# can i fly my tumblers from the aviary?



## ssdjoey (Oct 31, 2009)

ok so heres the deal i like having pigeons but have limited space in my backyard so i have a 5x10x 6ft tall dog kennel that has a big 5ft door that i currently house my tumblers in (about 15) this is my dog kennel i use only when doing yard work for the dogs(they dont care about the birds and just watch them, i really dont have more space to put a kit box so i was wondering how everyone feels about flying out of my makeshift aviary also any advice? i know i shouldnt expect too much out of them since they are already getting a workout in the kennel but how should i train them? most of the time when i clean out their kennel they comes out and walk around my patio and dont seem to go anywhere,a few have taken off and not come back and some have taken off and came back next day. im just doing this for my enjoyment no show or competition for me any help would be great,thanks


----------



## plumvalley (Nov 12, 2009)

Lol..Yeah it should work. I use one myself. I don't have 15 in mine but here's what I did.
I cut a sheet of plywood into a 4x5 piece which I placed on the back top of the dog kennel. (I do have wire on the entire top of the kennel).
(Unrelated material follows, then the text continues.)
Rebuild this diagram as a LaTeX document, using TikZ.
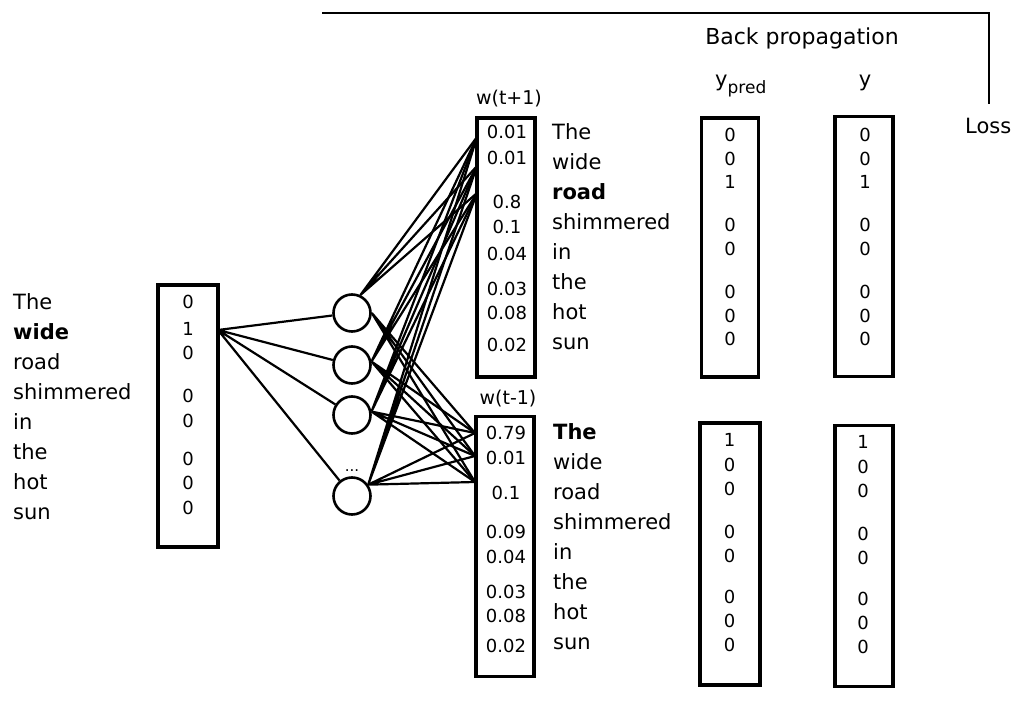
\documentclass[tikz,border=0pt]{standalone}
\usepackage{fontspec}
\setmainfont{DejaVu Sans}
\usetikzlibrary{shapes}
\tikzstyle{vecbox} = [rectangle, draw, line width=3.2pt,
    minimum width=58pt, minimum height=259pt, inner sep=0pt]
\tikzstyle{unit} = [circle, draw, line width=2.6pt, minimum size=37pt, inner sep=0pt]
\tikzstyle{line} = [draw, line width=2.2pt]
\tikzstyle{words} = [anchor=north west, align=left, inner sep=0pt,
    font=\fontsize{21}{30}\selectfont]
\tikzstyle{nums} = [anchor=north, align=center, inner sep=0pt,
    font=\fontsize{18}{24}\selectfont]
\tikzstyle{lab} = [anchor=base, inner sep=0pt, font=\fontsize{19}{19}\selectfont]

\begin{document}
\begin{tikzpicture}[x=1pt, y=-1pt]
   \useasboundingbox (0,0) rectangle (1018,709);

   % input word, one-hot
   \node [words] (inwords) at (13,293)
      {The\\ \textbf{wide}\\ road\\ shimmered\\ in\\ the\\ hot\\ sun};
   \node [vecbox, minimum width=60pt, minimum height=262pt] (inbox) at (188,416) {};
   \node [nums] (invals) at (188,295)
      {0\\[2.5pt] 1\\ 0\\[19pt] 0\\[1pt] 0\\[14pt] 0\\ 0\\[1pt] 0};
   \coordinate (inport) at (218,330);

   % hidden layer
   \node [unit] (h1) at (352,313) {};
   \node [unit] (h2) at (352,365) {};
   \node [unit] (h3) at (352,415) {};
   \node [unit] (h4) at (352,496) {};
   \node [lab, font=\fontsize{15}{15}\selectfont] (dots) at (352,471) {...};

   % context word w(t+1)
   \node [lab] (wnext) at (509,104) {w(t+1)};
   \node [vecbox] (nextbox) at (506,247.5) {};
   \node [nums] (nextvals) at (507,125)
      {0.01\\[1.6pt] 0.01\\[20.4pt] 0.8\\[1pt] 0.1\\[3.3pt] 0.04\\[11pt] 0.03\\ 0.08\\[8pt] 0.02};
   \node [words] (nextwords) at (552,123)
      {The\\ wide\\ \textbf{road}\\ shimmered\\ in\\ the\\ hot\\ sun};
   \coordinate (nx1) at (477,137);
   \coordinate (nx2) at (477,166);
   \coordinate (nx3) at (477,193);

   % context word w(t-1)
   \node [lab] (wprev) at (508,404) {w(t-1)};
   \node [vecbox, minimum height=260pt] (prevbox) at (505,546.7) {};
   \node [nums] (prevvals) at (506,426.4)
      {0.79\\[1pt] 0.01\\[11pt] 0.1\\[15pt] 0.09\\[1pt] 0.04\\[11pt] 0.03\\ 0.08\\[6pt] 0.02};
   \node [words] (prevwords) at (553,423.6)
      {\textbf{The}\\ wide\\ road\\ shimmered\\ in\\ the\\ hot\\ sun};
   \coordinate (pv1) at (475,433);
   \coordinate (pv2) at (475,456);
   \coordinate (pv3) at (475,482);

   % predicted and true vectors
   \node [lab, font=\fontsize{22}{22}\selectfont] (backprop) at (802,45) {Back propagation};
   \node [lab, anchor=base west, font=\fontsize{21}{21}\selectfont] (ypredlab) at (715,87)
      {y\raisebox{-6pt}{\fontsize{17}{17}\selectfont pred}};
   \node [lab, font=\fontsize{21}{21}\selectfont] (ylab) at (865,86) {y};
   \node [lab, anchor=base west, font=\fontsize{21}{21}\selectfont] (loss) at (965,133) {Loss};

   \node [vecbox, minimum width=57pt] (predup) at (730,247.5) {};
   \node [nums, font=\fontsize{18}{23.3}\selectfont] (predupvals) at (730,128.4)
      {0\\ 0\\ 1\\[20pt] 0\\ 0\\[20.4pt] 0\\ 0\\ 0};
   \node [vecbox, minimum height=260pt] (trueup) at (864,246.7) {};
   \node [nums, font=\fontsize{18}{23.3}\selectfont] (trueupvals) at (865,128.4)
      {0\\ 0\\ 1\\[20pt] 0\\ 0\\[20.4pt] 0\\ 0\\ 0};

   \node [vecbox, minimum width=60pt, minimum height=262pt] (preddown) at (730,554) {};
   \node [nums, font=\fontsize{18}{24.5}\selectfont] (preddownvals) at (729.5,433.4)
      {1\\ 0\\ 0\\[18.5pt] 0\\[-0.8pt] 0\\[16.8pt] 0\\[-0.8pt] 0\\ 0};
   \node [vecbox, minimum height=261pt] (truedown) at (864,556.3) {};
   \node [nums, font=\fontsize{18}{24.5}\selectfont] (truedownvals) at (863,435.4)
      {1\\ 0\\ 0\\[18.5pt] 0\\[-0.8pt] 0\\[16.8pt] 0\\[-0.8pt] 0\\ 0};

   % loss bracket
   \coordinate (bpstart) at (322,13);
   \coordinate (bpcorner) at (989,13);
   \coordinate (bpend) at (989,104);
   \path [line, line width=2.8pt] (bpstart) -- (bpcorner) -- (bpend);

   % connections
   \path [line] (inport) -- (h1) (inport) -- (h2) (inport) -- (h3) (inport) -- (h4);
   \path [line] (h1.65) -- (nx1) (h1.65) -- (nx2) (h1.65) -- (nx3);
   \path [line] (h1.east) -- (pv1) (h1.east) -- (pv2) (h1.east) -- (pv3);
   \path [line] (h2.10) -- (nx1) (h2.10) -- (nx2) (h2.10) -- (nx3);
   \path [line] (h2.10) -- (pv1) (h2.10) -- (pv2) (h2.10) -- (pv3);
   \path [line] (h3.10) -- (nx1) (h3.10) -- (nx2) (h3.10) -- (nx3);
   \path [line] (h3.10) -- (pv1) (h3.10) -- (pv2) (h3.10) -- (pv3);
   \path [line] (h4.35) -- (nx1) (h4.35) -- (nx2) (h4.35) -- (nx3);
   \path [line] (h4.35) -- (pv1) (h4.35) -- (pv2) (h4.35) -- (pv3);
\end{tikzpicture}
\end{document}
I then put a tarp over the board and brought the tarp down the sides and back about 1/2 way. I then installed perches. My kennel sits on concrete so nothing can dig under. I settled the birds for about 2 weeks then opened the door and allowed them to exit at will. Now they fly out every time I open the door and come back just as if they were in one of my kit boxes.
As far as the birds not coming back or coming back the next day. Skip 1 day of feeding, let them out the next day hungry. then when they come back feed them. If you let them out hungry they should return each time you fly them. Good luck......


----------



## ssdjoey (Oct 31, 2009)

cool thanks man i think i feed them too much is my problem so how much and how often should i feed them like 2oz per bird? everyday or other day?


----------



## plumvalley (Nov 12, 2009)

1 oz per day per bird (after they fly) is the general rule. Start there and adjust as needed.


----------



## malik (May 29, 2010)

*high performance*

can any one tell me high performing method for tumblers.
drugs for high performance and their after effects on pigeons 
I willbe thank full if some one help


----------